** begin Data **

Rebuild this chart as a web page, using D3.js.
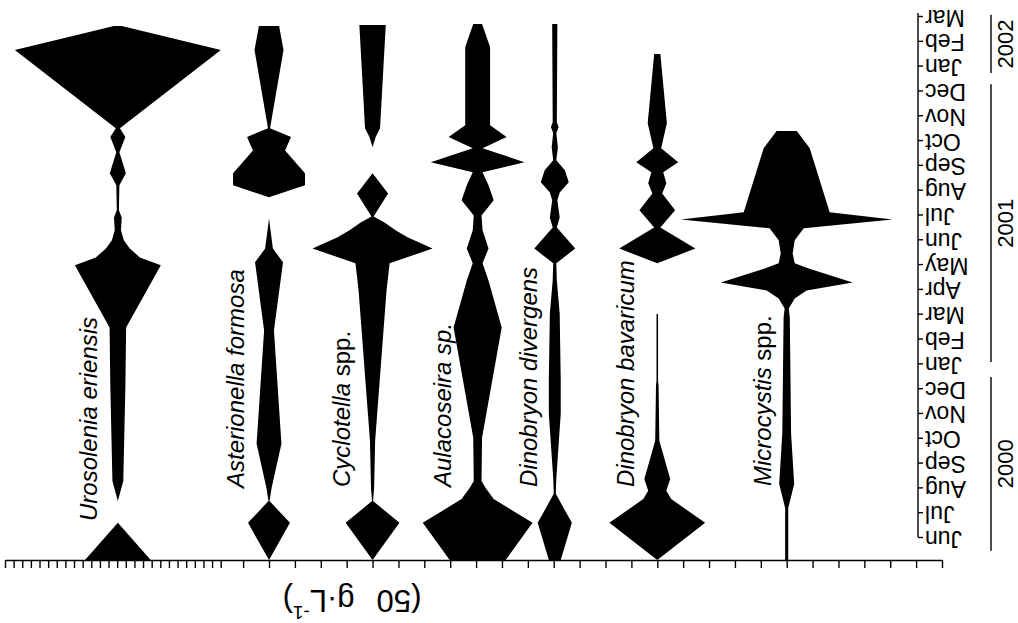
<!DOCTYPE html>
<html><head><meta charset="utf-8">
<script src="https://cdn.jsdelivr.net/npm/d3@7"></script>
<style>body{margin:0;background:#fff}svg{display:block}text{font-family:"Liberation Sans",Arial,Helvetica,sans-serif;fill:#000}</style>
</head><body><svg id="c" width="1018" height="623"></svg>
<script>
// time: months since June 2000 (0 = Jun 2000, 21 = Mar 2002)
const monthLabels = ["Jun","Jul","Aug","Sep","Oct","Nov","Dec","Jan","Feb","Mar","Apr","May","Jun","Jul","Aug","Sep","Oct","Nov","Dec","Jan","Feb","Mar"];
const yearLabels = ["2000","2001","2002"];
const yearFrom = [-0.55, 7.05, 18.7];
const yearTo = [6.45, 18.25, 21.05];
// biomass scale ticks (one major tick = 50 units)
const majorTicks = d3.range(0, 1351, 50);
const minorTicks = d3.range(-460, -30, 50 / 3);
const unitLabel = ["(50", "g·L", "-1", ")"];
// species, centre positions on the biomass axis
const speciesNames = ["Urosolenia eriensis","Asterionella formosa","Cyclotella spp.","Aulacoseira sp.","Dinobryon divergens","Dinobryon bavaricum","Microcystis spp."];
const speciesCentres = [-242, 50, 250, 453, 602, 800, 1050];
// [month, kite width]
const urosolenia = [[-0.93,127],[0.57,0],[1.45,0],[2.26,21],[6.02,29],[8.44,32],[10.95,166],[11.27,85],[11.63,46],[11.96,23],[12.36,12],[12.88,15],[13.17,4],[14.18,6],[14.66,31],[15.51,6],[16.12,29],[16.48,8],[19.63,398],[20.60,15]];
const asterionella = [[-0.93,0],[0.57,81],[1.45,2],[1.98,10],[3.76,48],[8.32,19],[11.07,54],[11.63,15],[12.84,0],[13.69,0],[14.18,139],[14.66,139],[15.58,62],[16.12,85],[16.48,4],[19.63,56],[20.60,39]];
const cyclotella = [[-0.93,0],[0.57,104],[1.45,2],[1.98,6],[3.88,10],[9.94,54],[11.03,66],[11.63,232],[12.08,135],[12.36,89],[12.68,46],[12.92,4],[13.85,60],[14.66,0],[15.71,0],[16.12,12],[16.48,29],[20.64,51]];
const aulacoseira = [[-0.93,108],[0.57,212],[1.53,62],[1.98,31],[2.26,15],[4.00,17],[8.44,93],[10.34,42],[11.03,19],[11.63,42],[12.36,19],[12.96,15],[13.57,62],[14.18,42],[14.70,19],[15.11,181],[15.67,19],[16.12,112],[16.60,48],[19.75,48],[20.68,17]];
const dinoDivergens = [[-0.93,23],[0.57,66],[1.74,4],[2.38,6],[4.97,23],[6.30,23],[9.01,19],[10.34,8],[11.03,6],[11.63,79],[12.48,8],[12.88,19],[13.57,10],[13.89,19],[14.30,54],[14.78,39],[15.19,6],[15.71,12],[16.28,6],[16.52,15],[16.72,8],[20.68,10]];
const dinoBavaricum = [[-0.93,0],[0.57,185],[1.53,54],[1.86,35],[2.34,50],[3.88,8],[6.10,5],[6.30,3],[8.97,3],[9.01,0],[11.03,0],[11.63,147],[12.48,12],[13.17,69],[13.85,19],[14.26,35],[14.70,23],[15.11,81],[15.67,15],[16.68,37],[19.47,12]];
const microcystis = [[-0.93,6],[0.12,6],[1.17,6],[2.14,29],[4.16,17],[8.85,12],[9.21,8],[9.61,31],[9.94,77],[10.26,255],[10.82,85],[11.03,31],[11.43,23],[11.96,31],[12.44,66],[12.80,409],[13.09,166],[15.67,89],[16.36,39]];
const speciesData = [urosolenia, asterionella, cyclotella, aulacoseira, dinoDivergens, dinoBavaricum, microcystis];

const svg = d3.select("#c");
const x = d3.scaleLinear().domain([-460, 1350]).range([5, 942]);
const y = d3.scaleLinear().domain([0, 21]).range([537, 16]);

// kites
const area = c => d3.area()
  .y(d => y(d[0]))
  .x0(d => x(c - d[1] / 2))
  .x1(d => x(c + d[1] / 2))
  .curve(d3.curveLinear);
speciesData.forEach((data, i) => {
  svg.append("path").datum(data).attr("d", area(speciesCentres[i])).attr("fill", "#000");
});

// bottom axis
const xAxis = d3.axisBottom(x).tickValues(minorTicks.concat(majorTicks)).tickSize(8).tickSizeOuter(0).tickFormat("");
const gx = svg.append("g").attr("transform", "translate(0,560)").call(xAxis);
gx.selectAll("line,path").attr("stroke", "#000").attr("stroke-width", 1.4);

// unit label (rotated 180)
const ul = svg.append("text").attr("transform", "translate(352,601) rotate(180)")
  .attr("text-anchor", "middle").attr("dominant-baseline", "central").attr("font-size", 31);
ul.append("tspan").text(unitLabel[0]);
ul.append("tspan").attr("dx", 22).text(unitLabel[1]);
ul.append("tspan").attr("font-size", 19).attr("dy", -12).text(unitLabel[2]);
ul.append("tspan").attr("dy", 12).text(unitLabel[3]);

// right time axis
const yAxis = d3.axisRight(y).tickValues(d3.range(monthLabels.length)).tickSize(5).tickSizeOuter(0)
  .tickFormat(i => monthLabels[i]);
const gy = svg.append("g").attr("transform", "translate(918,0)").call(yAxis);
gy.select(".domain").remove();
gy.append("line").attr("x1", 0).attr("x2", 0).attr("y1", y(21) - 3).attr("y2", y(0)).attr("stroke", "#000").attr("stroke-width", 1.4);
gy.selectAll(".tick line").attr("stroke", "#000").attr("stroke-width", 1.4);
gy.selectAll(".tick text").attr("x", 0).attr("dy", null)
  .attr("transform", "translate(7,1) rotate(180)")
  .attr("text-anchor", "end").attr("dominant-baseline", "central")
  .attr("font-size", 23).attr("font-family", "'Liberation Sans',Arial,sans-serif").attr("fill", "#000");

// year bars + labels
yearLabels.forEach((lab, i) => {
  svg.append("line").attr("x1", 991).attr("x2", 991).attr("y1", y(yearTo[i])).attr("y2", y(yearFrom[i]))
    .attr("stroke", "#000").attr("stroke-width", 1.4);
  const cy = (y(yearTo[i]) + y(yearFrom[i])) / 2;
  svg.append("text").attr("transform", `translate(1013,${cy}) rotate(-90)`)
    .attr("text-anchor", "middle").attr("font-size", 22).text(lab);
});

// species labels
const labelBase = [97, 244, 350, 451, 537, 634, 771];
const labelStart = [521, 488, 487, 487, 487, 487, 486];
speciesNames.forEach((n, i) => {
  const t = svg.append("text").attr("transform", `translate(${labelBase[i]},${labelStart[i]}) rotate(-90)`)
    .attr("font-size", 24);
  const parts = n.split(" ");
  const upright = parts[1] === "spp.";
  t.append("tspan").attr("font-style", "italic").text(parts[0] + " ");
  t.append("tspan").attr("font-style", upright ? "normal" : "italic").text(parts[1]);
});
</script></body></html>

** end Data **

• **Requirement**
Extract the full listing above verbatim; pictures are to be left out of the copy.

• **Result**
Rebuild this chart as a web page, using D3.js.
<!DOCTYPE html>
<html><head><meta charset="utf-8">
<script src="https://cdn.jsdelivr.net/npm/d3@7"></script>
<style>body{margin:0;background:#fff}svg{display:block}text{font-family:"Liberation Sans",Arial,Helvetica,sans-serif;fill:#000}</style>
</head><body><svg id="c" width="1018" height="623"></svg>
<script>
// time: months since June 2000 (0 = Jun 2000, 21 = Mar 2002)
const monthLabels = ["Jun","Jul","Aug","Sep","Oct","Nov","Dec","Jan","Feb","Mar","Apr","May","Jun","Jul","Aug","Sep","Oct","Nov","Dec","Jan","Feb","Mar"];
const yearLabels = ["2000","2001","2002"];
const yearFrom = [-0.55, 7.05, 18.7];
const yearTo = [6.45, 18.25, 21.05];
// biomass scale ticks (one major tick = 50 units)
const majorTicks = d3.range(0, 1351, 50);
const minorTicks = d3.range(-460, -30, 50 / 3);
const unitLabel = ["(50", "g·L", "-1", ")"];
// species, centre positions on the biomass axis
const speciesNames = ["Urosolenia eriensis","Asterionella formosa","Cyclotella spp.","Aulacoseira sp.","Dinobryon divergens","Dinobryon bavaricum","Microcystis spp."];
const speciesCentres = [-242, 50, 250, 453, 602, 800, 1050];
// [month, kite width]
const urosolenia = [[-0.93,127],[0.57,0],[1.45,0],[2.26,21],[6.02,29],[8.44,32],[10.95,166],[11.27,85],[11.63,46],[11.96,23],[12.36,12],[12.88,15],[13.17,4],[14.18,6],[14.66,31],[15.51,6],[16.12,29],[16.48,8],[19.63,398],[20.60,15]];
const asterionella = [[-0.93,0],[0.57,81],[1.45,2],[1.98,10],[3.76,48],[8.32,19],[11.07,54],[11.63,15],[12.84,0],[13.69,0],[14.18,139],[14.66,139],[15.58,62],[16.12,85],[16.48,4],[19.63,56],[20.60,39]];
const cyclotella = [[-0.93,0],[0.57,104],[1.45,2],[1.98,6],[3.88,10],[9.94,54],[11.03,66],[11.63,232],[12.08,135],[12.36,89],[12.68,46],[12.92,4],[13.85,60],[14.66,0],[15.71,0],[16.12,12],[16.48,29],[20.64,51]];
const aulacoseira = [[-0.93,108],[0.57,212],[1.53,62],[1.98,31],[2.26,15],[4.00,17],[8.44,93],[10.34,42],[11.03,19],[11.63,42],[12.36,19],[12.96,15],[13.57,62],[14.18,42],[14.70,19],[15.11,181],[15.67,19],[16.12,112],[16.60,48],[19.75,48],[20.68,17]];
const dinoDivergens = [[-0.93,23],[0.57,66],[1.74,4],[2.38,6],[4.97,23],[6.30,23],[9.01,19],[10.34,8],[11.03,6],[11.63,79],[12.48,8],[12.88,19],[13.57,10],[13.89,19],[14.30,54],[14.78,39],[15.19,6],[15.71,12],[16.28,6],[16.52,15],[16.72,8],[20.68,10]];
const dinoBavaricum = [[-0.93,0],[0.57,185],[1.53,54],[1.86,35],[2.34,50],[3.88,8],[6.10,5],[6.30,3],[8.97,3],[9.01,0],[11.03,0],[11.63,147],[12.48,12],[13.17,69],[13.85,19],[14.26,35],[14.70,23],[15.11,81],[15.67,15],[16.68,37],[19.47,12]];
const microcystis = [[-0.93,6],[0.12,6],[1.17,6],[2.14,29],[4.16,17],[8.85,12],[9.21,8],[9.61,31],[9.94,77],[10.26,255],[10.82,85],[11.03,31],[11.43,23],[11.96,31],[12.44,66],[12.80,409],[13.09,166],[15.67,89],[16.36,39]];
const speciesData = [urosolenia, asterionella, cyclotella, aulacoseira, dinoDivergens, dinoBavaricum, microcystis];

const svg = d3.select("#c");
const x = d3.scaleLinear().domain([-460, 1350]).range([5, 942]);
const y = d3.scaleLinear().domain([0, 21]).range([537, 16]);

// kites
const area = c => d3.area()
  .y(d => y(d[0]))
  .x0(d => x(c - d[1] / 2))
  .x1(d => x(c + d[1] / 2))
  .curve(d3.curveLinear);
speciesData.forEach((data, i) => {
  svg.append("path").datum(data).attr("d", area(speciesCentres[i])).attr("fill", "#000");
});

// bottom axis
const xAxis = d3.axisBottom(x).tickValues(minorTicks.concat(majorTicks)).tickSize(8).tickSizeOuter(0).tickFormat("");
const gx = svg.append("g").attr("transform", "translate(0,560)").call(xAxis);
gx.selectAll("line,path").attr("stroke", "#000").attr("stroke-width", 1.4);

// unit label (rotated 180)
const ul = svg.append("text").attr("transform", "translate(352,601) rotate(180)")
  .attr("text-anchor", "middle").attr("dominant-baseline", "central").attr("font-size", 31);
ul.append("tspan").text(unitLabel[0]);
ul.append("tspan").attr("dx", 22).text(unitLabel[1]);
ul.append("tspan").attr("font-size", 19).attr("dy", -12).text(unitLabel[2]);
ul.append("tspan").attr("dy", 12).text(unitLabel[3]);

// right time axis
const yAxis = d3.axisRight(y).tickValues(d3.range(monthLabels.length)).tickSize(5).tickSizeOuter(0)
  .tickFormat(i => monthLabels[i]);
const gy = svg.append("g").attr("transform", "translate(918,0)").call(yAxis);
gy.select(".domain").remove();
gy.append("line").attr("x1", 0).attr("x2", 0).attr("y1", y(21) - 3).attr("y2", y(0)).attr("stroke", "#000").attr("stroke-width", 1.4);
gy.selectAll(".tick line").attr("stroke", "#000").attr("stroke-width", 1.4);
gy.selectAll(".tick text").attr("x", 0).attr("dy", null)
  .attr("transform", "translate(7,1) rotate(180)")
  .attr("text-anchor", "end").attr("dominant-baseline", "central")
  .attr("font-size", 23).attr("font-family", "'Liberation Sans',Arial,sans-serif").attr("fill", "#000");

// year bars + labels
yearLabels.forEach((lab, i) => {
  svg.append("line").attr("x1", 991).attr("x2", 991).attr("y1", y(yearTo[i])).attr("y2", y(yearFrom[i]))
    .attr("stroke", "#000").attr("stroke-width", 1.4);
  const cy = (y(yearTo[i]) + y(yearFrom[i])) / 2;
  svg.append("text").attr("transform", `translate(1013,${cy}) rotate(-90)`)
    .attr("text-anchor", "middle").attr("font-size", 22).text(lab);
});

// species labels
const labelBase = [97, 244, 350, 451, 537, 634, 771];
const labelStart = [521, 488, 487, 487, 487, 487, 486];
speciesNames.forEach((n, i) => {
  const t = svg.append("text").attr("transform", `translate(${labelBase[i]},${labelStart[i]}) rotate(-90)`)
    .attr("font-size", 24);
  const parts = n.split(" ");
  const upright = parts[1] === "spp.";
  t.append("tspan").attr("font-style", "italic").text(parts[0] + " ");
  t.append("tspan").attr("font-style", upright ? "normal" : "italic").text(parts[1]);
});
</script></body></html>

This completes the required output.